Introduction to the Austrian School of Economics
My book, Advanced Introduction to the Austrian School of Economics, is being translated into Korean, and the translator asked me to provide a short preface for the Korean edition. I’m reproducing it below, partly just to give my book a bit more publicity (it’s affordably priced, if you go with the paperback), partly to indicate how I see how the ideas of the Austrian school are relevant to Korea, and partly because the introduction will be translated before it is published, so the only people who will be able to read it are those who read Korean. Here’s what I had to say:
Preface for Korean Readers
Mainstream economic theory at the beginning of the twenty-first century rests on a neoclassical foundation of equilibrium models. The concept of equilibrium in economics, as in the sciences more generally, is that when something occurs to disturb that equilibrium, there are forces at work to pull the economy back to equilibrium. Equilibrium models provide a great deal of insight into the way markets coordinate the desires of suppliers and demanders in all markets so that the quantity supplied equals the quantity demanded. This is one of the great achievements of economic science, and the equilibrium approach to analyzing economic phenomena has developed and matured over the twentieth century and into the twenty-first.
All models are simplifications of reality, and when they are applied to issues in which some essential elements have been assumed away by the model, can give misleading policy guidance. One area in which the neoclassical equilibrium framework has misled some economists is in policies that generate economic progress. In fact, often when forces disturb an equilibrium, those forces change the underlying nature of that market, and the economy more generally, so the economy never returns to its former equilibrium. The economy is characterized by progress and change, not equilibrium.
The neoclassical framework assumes firms have production functions and produce certain goods, but leaves outside the model an explanation of how production technologies are developed, and how ideas for new and improved goods and services emerge. Entrepreneurs. the people who develop new and improved goods and better ways of producing them, are a central component of the Austrian school’s contribution to economics.
A fundamental economic problem is that knowledge in an economy is disbursed among all individuals in an economy. Knowledge is decentralized, new information is often contradictory, and knowledge held by one person often cannot be easily communicated to others so they can make effective use of it. Whereas the neoclassical framework emphasizes how markets are able to generate equilibrium prices and quantities, the focus of the Austrian school is more on how markets coordinate the decentralized knowledge in an economy and incorporate new information into that knowledge base. The coordination and effective use of everyone’s economic knowledge is the way that a market economy generates economic progress.

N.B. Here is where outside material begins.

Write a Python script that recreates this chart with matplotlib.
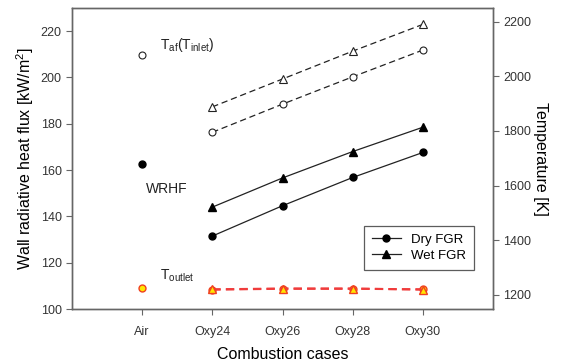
import matplotlib
matplotlib.use("Agg")
import matplotlib.pyplot as plt
from matplotlib.lines import Line2D

plt.rcParams['font.family'] = ['Liberation Sans', 'DejaVu Sans']
plt.rcParams['mathtext.default'] = 'regular'

cases = ["Air", "Oxy24", "Oxy26", "Oxy28", "Oxy30"]
oxy_cases = cases[1:]

# Wall radiative heat flux [kW/m2] (left axis)
wrhf_air = 162.5
wrhf_dry = [131.5, 144.6, 156.8, 167.6]
wrhf_wet = [144.0, 156.6, 168.0, 178.5]

# Temperatures [K] (right axis)
taf_air = 2077
taf_dry = [1795, 1898, 1998, 2096]
taf_wet = [1888, 1990, 2092, 2190]
tout_air = 1224
tout_dry = [1219, 1222, 1222, 1220]
tout_wet = [1220, 1223, 1223, 1219]

xpos = list(range(len(cases)))
xo = xpos[1:]

fig = plt.figure(figsize=(5.63, 3.63), dpi=100)
ax = fig.add_axes([72/563, 1-309/363, (493-72)/563, (309-8)/363])
ax2 = ax.twinx()

ink = '#222222'
spine_c = '#666666'

# left axis: WRHF
ax.plot([0], [wrhf_air], 'o', color='black', ms=5)
ax.plot(xo, wrhf_dry, '-', color=ink, lw=0.9, marker='o', ms=5, mfc='black', mec='black')
ax.plot(xo, wrhf_wet, '-', color=ink, lw=0.9, marker='^', ms=6, mfc='black', mec='black')

# right axis: temperatures
ax2.plot([0], [taf_air], 'o', mfc='white', mec=ink, ms=5, mew=0.8)
ax2.plot(xo, taf_dry, '--', color=ink, lw=0.9, dashes=(5, 3), marker='o', ms=5, mfc='white', mec=ink, mew=0.8)
ax2.plot(xo, taf_wet, '--', color=ink, lw=0.9, dashes=(5, 3), marker='^', ms=6, mfc='white', mec=ink, mew=0.8)

ax2.plot([0], [tout_air], 'o', mfc='#ffe600', mec='#f04020', ms=5, mew=1.0)
ax2.plot(xo, tout_dry, '--', color='#f03c3c', lw=1.5, dashes=(4, 2.5), marker='o', ms=5, mfc='#ffe600', mec='#f04020', mew=1.0)
ax2.plot(xo, tout_wet, '--', color='#f03c3c', lw=1.5, dashes=(4, 2.5), marker='^', ms=5.5, mfc='#ffe600', mec='#f04020', mew=1.0)

ax.set_xlim(-1, 5)
ax.set_ylim(100, 230)
ax.set_yticks([100, 120, 140, 160, 180, 200, 220])
ax.set_xticks(xpos)
ax.set_xticklabels(cases)
ax2.set_ylim(1148, 2250)
ax2.set_yticks([1200, 1400, 1600, 1800, 2000, 2200])

for a in (ax, ax2):
    for s in a.spines.values():
        s.set_color(spine_c)
        s.set_linewidth(1.0)
    a.tick_params(direction='out', length=4, width=0.8, color=spine_c, labelsize=9, labelcolor='#333333')
ax.tick_params(axis='x', pad=8)

ax.set_ylabel("Wall radiative heat flux [kW/m$^2$]", fontsize=11.5, color='black', labelpad=3)
ax2.set_ylabel("Temperature [K]", fontsize=11.5, rotation=270, labelpad=12, color='black')
ax.set_xlabel("Combustion cases", fontsize=11.5, labelpad=7, color='black')

ax.text(0.25, 210, r"T$_{af}$(T$_{inlet}$)", fontsize=10, color='#222222', va='bottom', ha='left')
ax.text(0.05, 152, "WRHF", fontsize=10, color='#222222', va='center', ha='left')
ax.text(0.25, 111, r"T$_{outlet}$", fontsize=10, color='#222222', va='bottom', ha='left')

handles = [Line2D([0], [0], color=ink, lw=0.9, marker='o', ms=5, mfc='black', mec='black'),
           Line2D([0], [0], color=ink, lw=0.9, marker='^', ms=6, mfc='black', mec='black')]
leg = ax.legend(handles, ["Dry FGR", "Wet FGR"], loc='upper left',
                bbox_to_anchor=((357-72)/421, 1-(219-8)/301), fontsize=9.5,
                frameon=True, fancybox=False, edgecolor='#333333', borderpad=0.6,
                handlelength=2.2, labelspacing=0.3)
leg.get_frame().set_linewidth(0.9)

fig.savefig("out.png", dpi=100)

South Korea has enjoyed a remarkable period of economic progress since the early 1960s, and Koreans understand that as the global economy progresses, an economy that stands still will fall further and further behind. The challenge is to find policies that allow that economic progress to continue, and an Austrian-school view of the economy is that prosperity is the result of an effective coordination of decentralized knowledge and an effective incorporation of new knowledge into a continually developing economy.
The challenges for Korea are as great as for any developed economy in the world because its past reliance on industrial policy suggests that heavy government oversight and direction of the economy, which has worked in the past, should be continued into the future. The Austrian school views this type of thinking with skepticism, and the discussion of the “socialist calculation debate” in this book gives some reasons for this skepticism.
The Austrian school of economics has a great deal to offer to those interested in understanding how to encourage entrepreneurship and innovation, and how economic progress is generated. Many of the significant works of the Austrian school appear in the list of references to this volume, but because most are in English, with some German, the work of the Austrian school is less accessible to Korean readers. This volume can serve as an introduction so readers can get a sense of the major ideas of the Austrian school and how they can augment the ideas in standard neoclassical economics.